DATA EXTRACT
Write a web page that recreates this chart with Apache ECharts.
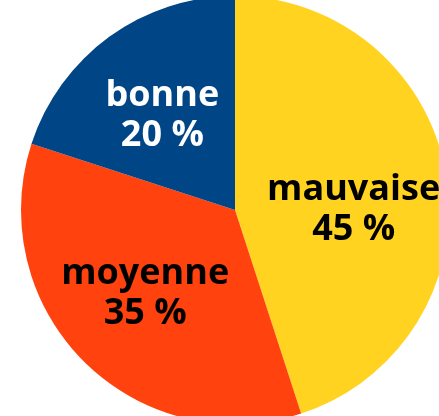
<!DOCTYPE html>
<html>
<head>
<meta charset="utf-8">
<script src="https://cdn.jsdelivr.net/npm/echarts@6/dist/echarts.min.js"></script>
<style>
  html, body { margin: 0; padding: 0; background: #fff; }
  #chart { width: 439px; height: 416px; }
</style>
</head>
<body>
<div id="chart"></div>
<script>
// qualité perçue
const categories = ["mauvaise", "moyenne", "bonne"];
const percents = [45, 35, 20];
const sliceColors = ["#ffd320", "#ff420e", "#004586"];
const labelColors = ["#000", "#000", "#fff"];
const labelOffsets = [[10, 17], [-12, 6], [-8, -5]];

const chart = echarts.init(document.getElementById("chart"));

const data = categories.map((name, i) => ({
  name: name,
  value: percents[i],
  itemStyle: { color: sliceColors[i] },
  label: { color: labelColors[i], offset: labelOffsets[i] },
}));

chart.setOption({
  animation: false,
  series: [
    {
      type: "pie",
      center: [235, 210],
      radius: 214,
      startAngle: 90,
      clockwise: true,
      silent: true,
      itemStyle: { borderWidth: 0 },
      label: {
        show: true,
        position: "inside",
        formatter: "{b}\n{c} %",
        fontFamily: "Open Sans",
        fontWeight: "bold",
        fontSize: 36,
        lineHeight: 40,
        align: "center",
      },
      labelLine: { show: false },
      data: data,
    },
  ],
});
</script>
</body>
</html>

GIVEN REQUEST
Transcribe the whole listing exactly. Pictures stay out of your copy.

THE ANSWER
Write a web page that recreates this chart with Apache ECharts.
<!DOCTYPE html>
<html>
<head>
<meta charset="utf-8">
<script src="https://cdn.jsdelivr.net/npm/echarts@6/dist/echarts.min.js"></script>
<style>
  html, body { margin: 0; padding: 0; background: #fff; }
  #chart { width: 439px; height: 416px; }
</style>
</head>
<body>
<div id="chart"></div>
<script>
// qualité perçue
const categories = ["mauvaise", "moyenne", "bonne"];
const percents = [45, 35, 20];
const sliceColors = ["#ffd320", "#ff420e", "#004586"];
const labelColors = ["#000", "#000", "#fff"];
const labelOffsets = [[10, 17], [-12, 6], [-8, -5]];

const chart = echarts.init(document.getElementById("chart"));

const data = categories.map((name, i) => ({
  name: name,
  value: percents[i],
  itemStyle: { color: sliceColors[i] },
  label: { color: labelColors[i], offset: labelOffsets[i] },
}));

chart.setOption({
  animation: false,
  series: [
    {
      type: "pie",
      center: [235, 210],
      radius: 214,
      startAngle: 90,
      clockwise: true,
      silent: true,
      itemStyle: { borderWidth: 0 },
      label: {
        show: true,
        position: "inside",
        formatter: "{b}\n{c} %",
        fontFamily: "Open Sans",
        fontWeight: "bold",
        fontSize: 36,
        lineHeight: 40,
        align: "center",
      },
      labelLine: { show: false },
      data: data,
    },
  ],
});
</script>
</body>
</html>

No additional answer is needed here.